On their own, branded mobile apps allow businesses with limited omnichannel capabilities to expand their digital footprint with a tool that’s relatively low cost and easy to implement. However, it’s important that they work in concert with a brand’s existing retail solutions. If product information is inaccurate, or a user profile isn’t up to date, brands will struggle to create experiences that consumers want to use again and again. When deployed as part of a more comprehensive omnichannel strategy, branded mobile apps allow businesses to add tremendous value for their customers while also driving sales.
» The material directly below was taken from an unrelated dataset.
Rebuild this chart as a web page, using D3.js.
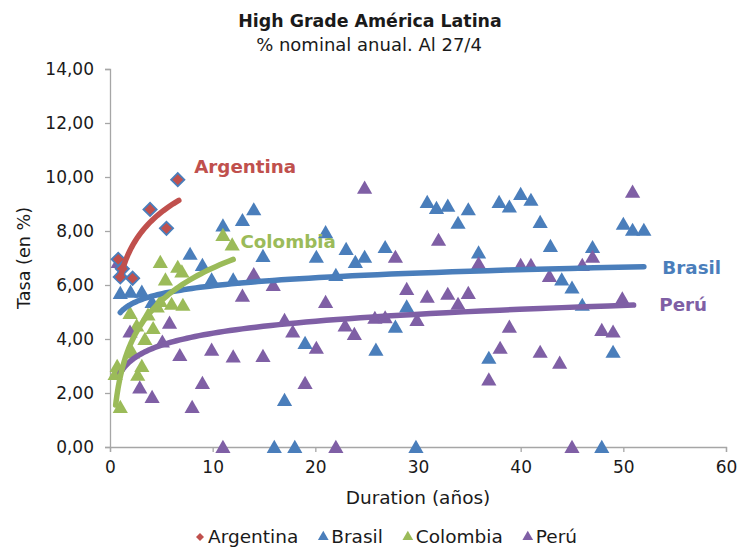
<!DOCTYPE html>
<html>
<head>
<meta charset="utf-8">
<script src="https://cdn.jsdelivr.net/npm/d3@7"></script>
<style>
  html, body { margin: 0; padding: 0; background: #fff; }
  svg { display: block; }
  text { font-family: "DejaVu Sans", sans-serif; }
</style>
</head>
<body>
<svg id="chart" width="740" height="549"></svg>
<script>
// ---- Data ----
const titleText = "High Grade América Latina";
const subtitleText = "% nominal anual. Al 27/4";
const xAxisTitle = "Duration (años)";
const yAxisTitle = "Tasa (en %)";
const seriesNames = ["Argentina", "Brasil", "Colombia", "Perú"];
const seriesColors = ["#c0504d", "#4a7ebb", "#9bbb59", "#7f5fa5"];
const xTicks = [0, 10, 20, 30, 40, 50, 60];
const yTicks = [0, 2, 4, 6, 8, 10, 12, 14];

const argentina = [[0.8,6.95],[1.2,6.6],[1.0,6.3],[2.2,6.25],[3.9,8.8],[5.5,8.1],[6.6,9.9]];
const brasil = [[1,5.7],[2,5.75],[3.1,5.75],[4.1,5.37],[7.8,7.15],[9,6.74],[9.9,6.2],[11,8.2],[12,6.2],[12.9,8.4],[14,8.8],[14.9,7.07],[16,0],[17,1.74],[18,0],[19,3.85],[20.1,7.04],[21,7.95],[22,6.37],[23,7.33],[23.9,6.85],[24.8,7.04],[25.9,3.6],[26.8,7.4],[27.8,4.45],[28.9,5.2],[29.8,0],[30.9,9.07],[31.8,8.85],[32.9,8.93],[33.9,8.3],[34.9,8.8],[35.9,7.2],[36.9,3.3],[37.9,9.07],[38.9,8.9],[40,9.37],[41,9.15],[41.9,8.33],[42.9,7.44],[44,6.2],[45,5.9],[46,5.26],[47,7.4],[47.9,0],[49,3.52],[50,8.26],[50.9,8.04],[52,8.04]];
const colombia = [[0.5,2.7],[0.7,3.0],[1.0,1.48],[2.2,3.5],[2.7,2.67],[3.1,3.0],[1.95,4.96],[2.6,4.5],[3.4,4.0],[3.7,4.9],[4.2,4.4],[4.6,5.2],[4.9,5.4],[4.9,6.85],[5.4,6.2],[6.0,5.3],[6.6,6.67],[7.0,6.5],[7.1,5.26],[11,7.85],[11.9,7.5]];
const peru = [[0.8,6.85],[1.95,4.27],[2.9,2.2],[4.1,1.85],[5.1,3.9],[5.8,4.6],[6.8,3.4],[8,1.48],[9,2.37],[9.9,3.6],[11,0],[12,3.35],[12.9,5.6],[14,6.4],[14.9,3.37],[15.9,6.0],[17,4.7],[17.8,4.27],[19,2.37],[20.1,3.67],[21,5.37],[22,0],[22.9,4.5],[23.8,4.18],[24.8,9.6],[25.8,4.78],[26.8,4.8],[27.8,7.04],[28.9,5.85],[29.9,4.7],[30.9,5.56],[32,7.67],[32.9,5.67],[33.9,5.3],[34.9,5.7],[35.9,6.8],[36.9,2.5],[38,3.67],[38.9,4.45],[40,6.74],[41,6.74],[41.9,3.52],[42.8,6.33],[43.8,3.12],[45,0],[46,6.74],[47,7.04],[47.9,4.33],[49,4.27],[49.9,5.5],[50.9,9.45]];

// Logarithmic trendlines y = a + b*ln(x): [a, b, xStart, xEnd]
const trendArgentina = [6.28, 1.5, 0.97, 6.7];
const trendBrasil = [4.98, 0.43, 1.0, 52];
const trendColombia = [2.6, 1.75, 0.55, 12];
const trendPeru = [2.74, 0.64, 1.0, 51];

// Trendline labels [x, y] in data units
const labelArgentina = [8.2, 10.15];
const labelBrasil = [53.8, 6.4];
const labelColombia = [12.7, 7.38];
const labelPeru = [53.5, 5.02];

// ---- Chart ----
const svg = d3.select("#chart");
const margin = {left: 110, right: 14, top: 69, bottom: 102};
const W = 740, H = 549;
const x = d3.scaleLinear().domain([0, 60]).range([margin.left, W - margin.right]);
const y = d3.scaleLinear().domain([0, 14]).range([H - margin.bottom, margin.top]);

const axisColor = "#a6a6a6";
const textColor = "#1a1a1a";
const fmt = d3.formatLocale({decimal: ",", thousands: ".", grouping: [3], currency: ["", ""]}).format(".2f");
const FONT = "'DejaVu Sans', sans-serif";

// Titles
svg.append("text").attr("x", 370).attr("y", 27).attr("text-anchor", "middle")
  .attr("font-size", 17.4).attr("font-weight", "bold").attr("fill", textColor).text(titleText);
svg.append("text").attr("x", 369).attr("y", 51).attr("text-anchor", "middle")
  .attr("font-size", 18).attr("fill", textColor).text(subtitleText);

// Axes
const yAxis = d3.axisLeft(y).tickValues(yTicks).tickFormat(fmt).tickSize(5).tickPadding(11);
const gy = svg.append("g").attr("transform", `translate(${margin.left},0)`).call(yAxis);
gy.select(".domain").attr("stroke", axisColor).attr("stroke-width", 1.3);
gy.selectAll(".tick line").attr("stroke", axisColor).attr("stroke-width", 1.3);
gy.selectAll(".tick text").attr("font-size", 17).attr("fill", textColor).style("font-family", FONT);

const xAxis = d3.axisBottom(x).tickValues(xTicks).tickFormat(d3.format("d")).tickSize(5).tickPadding(9);
const gx = svg.append("g").attr("transform", `translate(0,${y(0)})`).call(xAxis);
gx.select(".domain").attr("stroke", axisColor).attr("stroke-width", 1.3);
gx.selectAll(".tick line").attr("stroke", axisColor).attr("stroke-width", 1.3);
gx.selectAll(".tick text").attr("font-size", 17).attr("fill", textColor).style("font-family", FONT);

svg.append("text").attr("x", (x(0) + x(60)) / 2).attr("y", 504).attr("text-anchor", "middle")
  .attr("font-size", 18.5).attr("fill", textColor).text(xAxisTitle);
svg.append("text").attr("transform", `translate(30,${(y(0) + y(14)) / 2}) rotate(-90)`)
  .attr("text-anchor", "middle").attr("font-size", 17.6).attr("fill", textColor).text(yAxisTitle);

// Markers
const tri = d3.symbol().type(d3.symbolTriangle).size(100);
const dia = d3.symbol().type(d3.symbolSquare).size(88);

function drawTriangles(data, color) {
  svg.append("g").selectAll("path").data(data).join("path")
    .attr("d", tri)
    .attr("transform", d => `translate(${x(d[0])},${y(d[1]) + 1.5})`)
    .attr("fill", color);
}
drawTriangles(brasil, seriesColors[1]);
drawTriangles(colombia, seriesColors[2]);
drawTriangles(peru, seriesColors[3]);
svg.append("g").selectAll("path").data(argentina).join("path")
  .attr("d", dia)
  .attr("transform", d => `translate(${x(d[0])},${y(d[1])}) rotate(45)`)
  .attr("fill", seriesColors[0]).attr("stroke", "#4a7ebb").attr("stroke-width", 1.8);

// Trendlines
function drawTrend(t, color) {
  const n = 80;
  const pts = d3.range(n + 1).map(i => {
    const xv = t[2] * Math.pow(t[3] / t[2], i / n);
    return [xv, t[0] + t[1] * Math.log(xv)];
  });
  svg.append("path").datum(pts)
    .attr("d", d3.line().x(d => x(d[0])).y(d => y(d[1])))
    .attr("fill", "none").attr("stroke", color).attr("stroke-width", 5.5)
    .attr("stroke-linecap", "round");
}
drawTrend(trendBrasil, seriesColors[1]);
drawTrend(trendPeru, seriesColors[3]);
drawTrend(trendColombia, seriesColors[2]);
drawTrend(trendArgentina, seriesColors[0]);

// Trend labels
const labels = [[labelArgentina, 0], [labelBrasil, 1], [labelColombia, 2], [labelPeru, 3]];
labels.forEach(([p, i]) => {
  svg.append("text").attr("x", x(p[0])).attr("y", y(p[1]))
    .attr("font-size", 18.3).attr("font-weight", "bold").attr("fill", seriesColors[i])
    .text(seriesNames[i]);
});

// Legend (laid out from measured text widths)
const legendY = 543;
const legendSyms = [
  {sym: d3.symbolSquare, size: 32, rot: 45},
  {sym: d3.symbolTriangle, size: 50, rot: 0},
  {sym: d3.symbolTriangle, size: 50, rot: 0},
  {sym: d3.symbolTriangle, size: 50, rot: 0}
];
const lg = svg.append("g");
const items = seriesNames.map((name, i) => {
  const g = lg.append("g");
  g.append("path").attr("d", d3.symbol().type(legendSyms[i].sym).size(legendSyms[i].size))
    .attr("transform", `translate(0,${legendY - 6}) rotate(${legendSyms[i].rot})`)
    .attr("fill", seriesColors[i]);
  const t = g.append("text").attr("x", 8).attr("y", legendY).attr("font-size", 18.5)
    .attr("fill", textColor).text(name);
  return {g, w: 8 + t.node().getComputedTextLength() + 5};
});
const gap = 20;
const totalW = d3.sum(items, d => d.w) + gap * (items.length - 1);
let cx = 386 - totalW / 2 + 5;
items.forEach(it => { it.g.attr("transform", `translate(${cx},0)`); cx += it.w + gap; });
</script>
</body>
</html>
The Dos And Don’ts Of Branded Mobile Apps
Before developing and deploying a branded mobile app, it’s important to understand the common mistakes brands make in this process. Here are a few things to keep in mind before getting started:
• Branded mobile apps ≠ mobile websites. If you’ve simply repackaged your brand’s website as a mobile app, you’ve failed. By their very nature, mobile apps should provide a more personalized experience for your customers. Brands that neglect to differentiate their app from other channels will be exposed by the consumer and the investment could go to waste.
• Set it and forget it doesn’t work. The development and deployment of a mobile app require resources and investment, but the work doesn’t end the day it goes live. At the most basic level, brands need to ensure the back end is working properly at all times and the front end is updated with the latest products and content. However, it is also important to innovate constantly. Surveying your users and listening to them will create an experience that they are more likely to engage with and suggest to others.
• Don’t neglect in-store functionality. Branded mobile apps are also a powerful tool for improving the customer experience in-store. Not only do they streamline digital processes like buying online to pick up in-store and mobile checkout, but they also offer new ways to interact with a store and its products. When building your mobile app, it’s critical to think about the features that will improve the in-store experience for your brand specifically.
• Security should be a top priority. When done right, mobile apps are a consumer’s key to a brand. While apps allow customers to research products, make purchases and interact with their favorite retailers, they also store (in some capacity) personal information like addresses, payment information and more. As the digital world grows so quickly and vastly, security is often viewed as an afterthought — if it’s even considered at all. Protecting customers and their data is essential to the success of your mobile app strategy.
It’s understandable why retail investments have focused on e-commerce and brick-and-mortar stores, especially amid the pandemic. Brands needed to ensure their businesses could survive. But that doesn’t mean mobile should be ignored. In fact, it should be viewed as a complement to the more traditional omnichannel capabilities and the next wave of commerce. This is even more true now that the pandemic is showing signs of receding. The brands that made it through have an opportunity to take stock and assess where they stand when it comes to their omnichannel competence. From there, they can determine what’s working, what’s not and where they should invest next.